Should your buyer come up with any changes at all to your initial agreement with them, it’s crucial to read the new information in its entirety. Do not skim over allegedly “minor” changes and do not agree to anything that seems dubious. Most of the time, legitimate buyers will not change things around after the initial agreement unless something is wrong with the property.
Does the buyer have clear terms of fees?
In many professional home buying situations, there are no fees required from the seller. However, if any fees are needed, they should be noted right away by the buyer and should not be expected until the closing on the property.
Does the buyer seem overly eager to share financing information?
Buyers should be willing to share financial information as part of their proof of funds verification, but you may be getting baited for a cash for houses scam if the buyer is overly eager to share their financial information with you. If the initial contact you receive from the buyer comes with a screenshot of their bank statements, beware.
Did you seek out the experiences of past clientele?
Most legitimate investors have completed real estate deals before, and as such, there will be a trail of people who have worked with them in the past. Search online for third-party reviews and testimonials from people who have experience working with your potential buyer.
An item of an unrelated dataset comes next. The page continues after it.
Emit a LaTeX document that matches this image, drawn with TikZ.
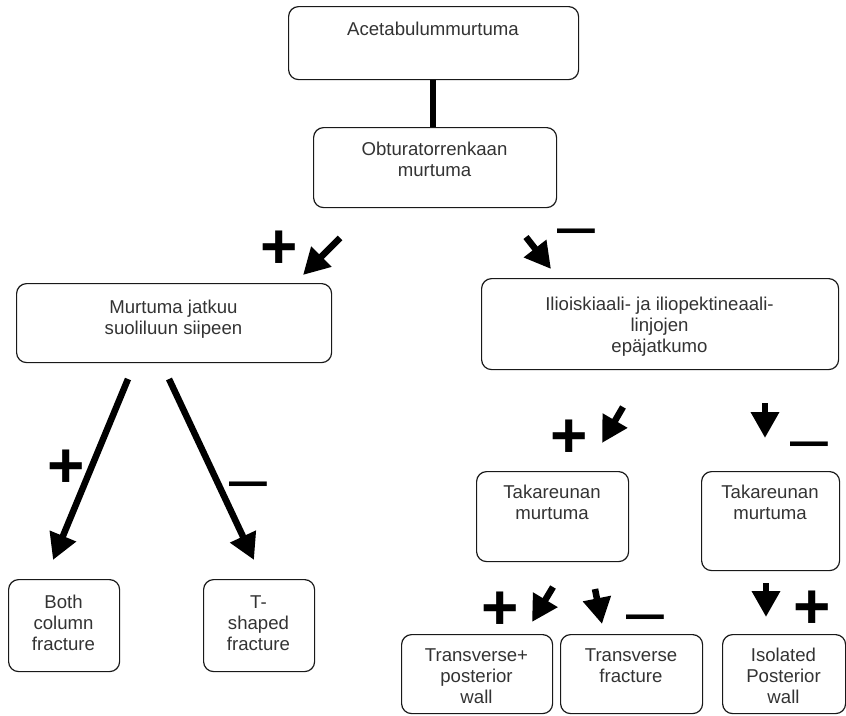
\documentclass[tikz,border=0pt]{standalone}
\usepackage{fontspec}
\setmainfont{Liberation Sans}
\usetikzlibrary{arrows.meta}
\begin{document}
\begin{tikzpicture}[x=1pt,y=-1pt,
  box/.style={draw=black!90, line width=1.2pt, rounded corners=10pt, inner sep=0pt, anchor=north west},
  txt/.style={font=\fontsize{18.6}{21}\selectfont, text=black!80, align=center, inner sep=0pt, anchor=north},
  arr/.style={line width=6.5pt, -{Triangle[length=26pt,width=27pt]}},
  plussign/.style={font=\fontsize{64}{64}\selectfont\bfseries, inner sep=0pt},
  minussign/.style={font=\fontsize{68}{68}\selectfont, inner sep=0pt}]
\useasboundingbox (0,0) rectangle (846,715);
\clip (0,0) rectangle (846,715);
% boxes
\node[box, minimum width=290pt, minimum height=73pt] (b1) at (288,6) {};
\node[box, minimum width=243pt, minimum height=80pt] (b2) at (313,127) {};
\node[box, minimum width=315pt, minimum height=79pt] (b3) at (16,283) {};
\node[box, minimum width=357pt, minimum height=91pt] (b4) at (481,278) {};
\node[box, minimum width=152pt, minimum height=90pt] (b5) at (476,471) {};
\node[box, minimum width=138pt, minimum height=99pt] (b6) at (701,471) {};
\node[box, minimum width=111pt, minimum height=92pt] (b7) at (8,579) {};
\node[box, minimum width=111pt, minimum height=92pt] (b8) at (203,579) {};
\node[box, minimum width=151pt, minimum height=79pt] (b9) at (401,634) {};
\node[box, minimum width=142pt, minimum height=79pt] (b10) at (560,634) {};
\node[box, minimum width=123pt, minimum height=79pt] (b11) at (722,634) {};
% texts
\node[txt] (t1) at (433,22) {Acetabulummurtuma};
\node[txt] (t2) at (434.5,142) {Obturatorrenkaan\\murtuma};
\node[txt] (t3) at (173.5,300) {Murtuma jatkuu\\suoliluun siipeen};
\node[txt] (t4) at (659.5,297) {Ilioiskiaali- ja iliopektineaali-\\linjojen\\epäjatkumo};
\node[txt] (t5) at (552,485) {Takareunan\\murtuma};
\node[txt] (t6) at (770,485) {Takareunan\\murtuma};
\node[txt] (t7) at (63.5,595) {Both\\column\\fracture};
\node[txt] (t8) at (258.5,595) {T-\\shaped\\fracture};
\node[txt] (t9) at (476.5,648) {Transverse+\\posterior\\wall};
\node[txt] (t10) at (631,648) {Transverse\\fracture};
\node[txt] (t11) at (783.5,648) {Isolated\\Posterior\\wall};
% connector
\draw[line width=6pt] (b1.south -| 433,0) coordinate (c0) -- (c0 |- b2.north);
% arrow coordinates
\coordinate (a1s) at (340,238); \coordinate (a1e) at (303,275);
\coordinate (a2s) at (526,237); \coordinate (a2e) at (551,269);
\coordinate (a3s) at (128,379); \coordinate (a3e) at (53,560);
\coordinate (a4s) at (169,379); \coordinate (a4e) at (254,560);
\coordinate (a5s) at (623,407); \coordinate (a5e) at (602,443);
\coordinate (a6s) at (765,403); \coordinate (a6e) at (765,438);
\coordinate (a7s) at (553,587); \coordinate (a7e) at (532,622);
\coordinate (a8s) at (595,589); \coordinate (a8e) at (602,624);
\coordinate (a9s) at (766,583); \coordinate (a9e) at (766,617);
\foreach \i in {1,...,9} {\draw[arr] (a\i s) -- (a\i e);}
% signs
\node[plussign] (p1) at (279,250) {+};
\node[plussign] (p2) at (66,469) {+};
\node[plussign] (p3) at (569,439) {+};
\node[plussign] (p4) at (500.5,611) {+};
\node[plussign] (p5) at (812.5,610) {+};
\node[minussign] (m1) at (576.5,239) {–};
\node[minussign] (m2) at (248,492) {–};
\node[minussign] (m3) at (809,452) {–};
\node[minussign] (m4) at (645,625) {–};
\end{tikzpicture}
\end{document}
Does the buyer make an intentional mistake?
If your buyer has paid you a sum of money and almost immediately claims they’ve sent you too much, this is an intentional mistake. Very few people will ever accidentally send another person too much money. It’s a common tactic used in cash for houses scams in an effort to gain access to a seller’s bank account through partial refund requests.
Does the buyer/investor use sketchy advertising or high-pressure sales technique?
A successful business will not rely on taping hand-written signs to bulletin boards or telephone poles in your area. If you see sketchy-looking signs that simply say “we buy houses” and a phone number, it’s probably a bad idea to call them.
Is the buyer/investor professional?
Keep an eye out for behavior that’s too casual for a respectable business. For example, if the individual’s email address is not a business email or the way they answer the phone does not sound like the way any other legitimate business answers the phone, you may be dealing with someone who is trying to initiate a cash for houses scam.
Does the buyer have references?
People who are frequently involved in a “we buy houses” scam do not have a list of references they can provide, because they do not honestly work with anyone. If your buyer claims to be a professional investor, he or she should be able to provide you with a legitimate list of properties they’ve purchased in the past.
Does the investor have sufficient funds?
It’s not uncommon for a buyer to need a short span of time to gather funds for a deal, but if your buyer is constantly coming up with excuses as to why their funds are so low, it’s a warning sign. A reputable buyer will likely state that they need a specific length of time, but if that time keeps changing and the buyer cannot come up with funds, you’re probably dealing with a “buy your house” scam.
Do you have a bad feeling?
Your instinct is valuable when it comes to making smart financial decisions. Even if you have not noticed any red flags, something that feels wrong usually is. Trust the way that you feel about a potential deal to protect yourself from a “we buy houses for cash” scam.
Selling a home to a real estate investor can be an intimidating, yet rewarding decision. There are many reputable cash buyers in any given market, but it’s important to be sure that these are the people you’re working with. Keep an eye out for the behaviors mentioned above so that you can spare yourself the hassle and possible financial burden of getting involved in a “we buy homes” scam.
Be cautious, and if something a potential buyer suggests does not sound right, trust your instinct and consult a more seasoned professional for advice regarding how to proceed.
Staying informed and alert is the best possible way to avoid having to put up with a scammer.